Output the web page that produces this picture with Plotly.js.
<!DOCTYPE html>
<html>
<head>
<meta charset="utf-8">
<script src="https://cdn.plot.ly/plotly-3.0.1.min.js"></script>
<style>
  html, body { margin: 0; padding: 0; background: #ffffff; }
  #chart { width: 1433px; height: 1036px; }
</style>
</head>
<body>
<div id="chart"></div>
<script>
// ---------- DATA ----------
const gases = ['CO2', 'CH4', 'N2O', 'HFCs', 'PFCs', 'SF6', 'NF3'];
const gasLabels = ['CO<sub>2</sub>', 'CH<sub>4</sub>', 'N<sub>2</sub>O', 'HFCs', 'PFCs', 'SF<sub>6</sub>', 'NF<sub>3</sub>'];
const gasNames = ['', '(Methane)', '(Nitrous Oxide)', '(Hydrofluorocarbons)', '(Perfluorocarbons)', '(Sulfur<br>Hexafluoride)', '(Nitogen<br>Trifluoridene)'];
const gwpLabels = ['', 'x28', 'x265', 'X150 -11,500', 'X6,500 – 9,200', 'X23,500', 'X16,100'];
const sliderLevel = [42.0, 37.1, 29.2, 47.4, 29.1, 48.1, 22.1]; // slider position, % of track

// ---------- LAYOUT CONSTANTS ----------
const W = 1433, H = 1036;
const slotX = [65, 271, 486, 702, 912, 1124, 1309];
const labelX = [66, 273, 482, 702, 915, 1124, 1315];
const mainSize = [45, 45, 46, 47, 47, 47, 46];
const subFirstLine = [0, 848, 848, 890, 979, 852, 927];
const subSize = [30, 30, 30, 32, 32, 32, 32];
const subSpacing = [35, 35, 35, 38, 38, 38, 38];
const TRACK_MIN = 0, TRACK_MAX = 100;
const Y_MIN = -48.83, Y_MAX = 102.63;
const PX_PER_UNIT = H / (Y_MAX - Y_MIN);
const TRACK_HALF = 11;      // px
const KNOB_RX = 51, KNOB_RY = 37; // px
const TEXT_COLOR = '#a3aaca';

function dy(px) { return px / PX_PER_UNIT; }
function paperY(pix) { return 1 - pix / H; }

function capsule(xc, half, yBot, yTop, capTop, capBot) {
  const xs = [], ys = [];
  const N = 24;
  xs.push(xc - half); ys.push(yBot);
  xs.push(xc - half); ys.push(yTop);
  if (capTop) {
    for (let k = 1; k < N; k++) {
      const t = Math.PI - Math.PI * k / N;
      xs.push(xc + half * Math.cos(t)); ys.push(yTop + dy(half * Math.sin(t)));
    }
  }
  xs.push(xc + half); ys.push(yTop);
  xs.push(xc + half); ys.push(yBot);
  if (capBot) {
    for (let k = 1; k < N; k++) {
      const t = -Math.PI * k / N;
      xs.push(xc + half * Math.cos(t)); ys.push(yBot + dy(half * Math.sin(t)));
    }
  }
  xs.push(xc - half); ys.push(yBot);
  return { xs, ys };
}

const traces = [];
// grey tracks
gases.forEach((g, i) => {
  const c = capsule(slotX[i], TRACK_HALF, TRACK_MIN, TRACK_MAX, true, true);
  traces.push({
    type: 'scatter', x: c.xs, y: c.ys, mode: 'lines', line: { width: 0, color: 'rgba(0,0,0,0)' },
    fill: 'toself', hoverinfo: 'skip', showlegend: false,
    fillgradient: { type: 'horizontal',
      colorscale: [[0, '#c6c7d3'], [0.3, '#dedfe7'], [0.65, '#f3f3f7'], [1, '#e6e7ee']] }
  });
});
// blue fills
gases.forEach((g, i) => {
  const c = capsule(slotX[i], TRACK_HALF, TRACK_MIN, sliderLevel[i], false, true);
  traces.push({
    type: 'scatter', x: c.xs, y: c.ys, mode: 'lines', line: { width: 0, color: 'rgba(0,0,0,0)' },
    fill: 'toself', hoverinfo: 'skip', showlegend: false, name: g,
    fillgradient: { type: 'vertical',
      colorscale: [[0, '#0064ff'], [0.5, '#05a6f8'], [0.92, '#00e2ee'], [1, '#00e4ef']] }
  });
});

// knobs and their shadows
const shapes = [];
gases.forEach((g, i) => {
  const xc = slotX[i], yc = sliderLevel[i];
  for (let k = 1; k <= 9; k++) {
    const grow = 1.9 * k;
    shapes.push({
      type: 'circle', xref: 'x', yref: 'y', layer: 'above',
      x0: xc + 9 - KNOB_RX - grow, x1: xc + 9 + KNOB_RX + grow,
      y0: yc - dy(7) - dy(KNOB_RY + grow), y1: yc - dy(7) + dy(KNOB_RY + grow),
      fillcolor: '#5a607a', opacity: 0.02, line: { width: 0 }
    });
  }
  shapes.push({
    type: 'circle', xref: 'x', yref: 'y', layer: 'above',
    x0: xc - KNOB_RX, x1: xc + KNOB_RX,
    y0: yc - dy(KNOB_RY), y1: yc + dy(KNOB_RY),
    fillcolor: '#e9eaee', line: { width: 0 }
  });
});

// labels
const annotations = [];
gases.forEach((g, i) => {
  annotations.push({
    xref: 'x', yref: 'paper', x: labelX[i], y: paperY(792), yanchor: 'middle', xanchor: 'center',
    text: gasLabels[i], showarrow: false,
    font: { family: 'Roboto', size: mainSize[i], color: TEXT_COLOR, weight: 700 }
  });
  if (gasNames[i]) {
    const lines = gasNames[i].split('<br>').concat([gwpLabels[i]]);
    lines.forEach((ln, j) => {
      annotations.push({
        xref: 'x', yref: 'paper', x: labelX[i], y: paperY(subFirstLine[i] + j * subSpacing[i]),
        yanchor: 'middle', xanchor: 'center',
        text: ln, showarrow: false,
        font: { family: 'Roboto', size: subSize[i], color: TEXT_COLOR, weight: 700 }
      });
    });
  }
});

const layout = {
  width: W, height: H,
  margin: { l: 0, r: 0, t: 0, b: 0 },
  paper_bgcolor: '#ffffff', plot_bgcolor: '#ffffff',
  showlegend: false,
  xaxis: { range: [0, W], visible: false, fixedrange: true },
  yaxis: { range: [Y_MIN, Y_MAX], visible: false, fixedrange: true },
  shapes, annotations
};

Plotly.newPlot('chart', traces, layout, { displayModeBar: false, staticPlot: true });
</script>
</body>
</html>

• • • •

### Written request
Quote exactly the opening line of the material above and every line after it, up to and including the line that contains "return 1 - pix".

### Task answer
Output the web page that produces this picture with Plotly.js.
<!DOCTYPE html>
<html>
<head>
<meta charset="utf-8">
<script src="https://cdn.plot.ly/plotly-3.0.1.min.js"></script>
<style>
  html, body { margin: 0; padding: 0; background: #ffffff; }
  #chart { width: 1433px; height: 1036px; }
</style>
</head>
<body>
<div id="chart"></div>
<script>
// ---------- DATA ----------
const gases = ['CO2', 'CH4', 'N2O', 'HFCs', 'PFCs', 'SF6', 'NF3'];
const gasLabels = ['CO<sub>2</sub>', 'CH<sub>4</sub>', 'N<sub>2</sub>O', 'HFCs', 'PFCs', 'SF<sub>6</sub>', 'NF<sub>3</sub>'];
const gasNames = ['', '(Methane)', '(Nitrous Oxide)', '(Hydrofluorocarbons)', '(Perfluorocarbons)', '(Sulfur<br>Hexafluoride)', '(Nitogen<br>Trifluoridene)'];
const gwpLabels = ['', 'x28', 'x265', 'X150 -11,500', 'X6,500 – 9,200', 'X23,500', 'X16,100'];
const sliderLevel = [42.0, 37.1, 29.2, 47.4, 29.1, 48.1, 22.1]; // slider position, % of track

// ---------- LAYOUT CONSTANTS ----------
const W = 1433, H = 1036;
const slotX = [65, 271, 486, 702, 912, 1124, 1309];
const labelX = [66, 273, 482, 702, 915, 1124, 1315];
const mainSize = [45, 45, 46, 47, 47, 47, 46];
const subFirstLine = [0, 848, 848, 890, 979, 852, 927];
const subSize = [30, 30, 30, 32, 32, 32, 32];
const subSpacing = [35, 35, 35, 38, 38, 38, 38];
const TRACK_MIN = 0, TRACK_MAX = 100;
const Y_MIN = -48.83, Y_MAX = 102.63;
const PX_PER_UNIT = H / (Y_MAX - Y_MIN);
const TRACK_HALF = 11;      // px
const KNOB_RX = 51, KNOB_RY = 37; // px
const TEXT_COLOR = '#a3aaca';

function dy(px) { return px / PX_PER_UNIT; }
function paperY(pix) { return 1 - pix / H; }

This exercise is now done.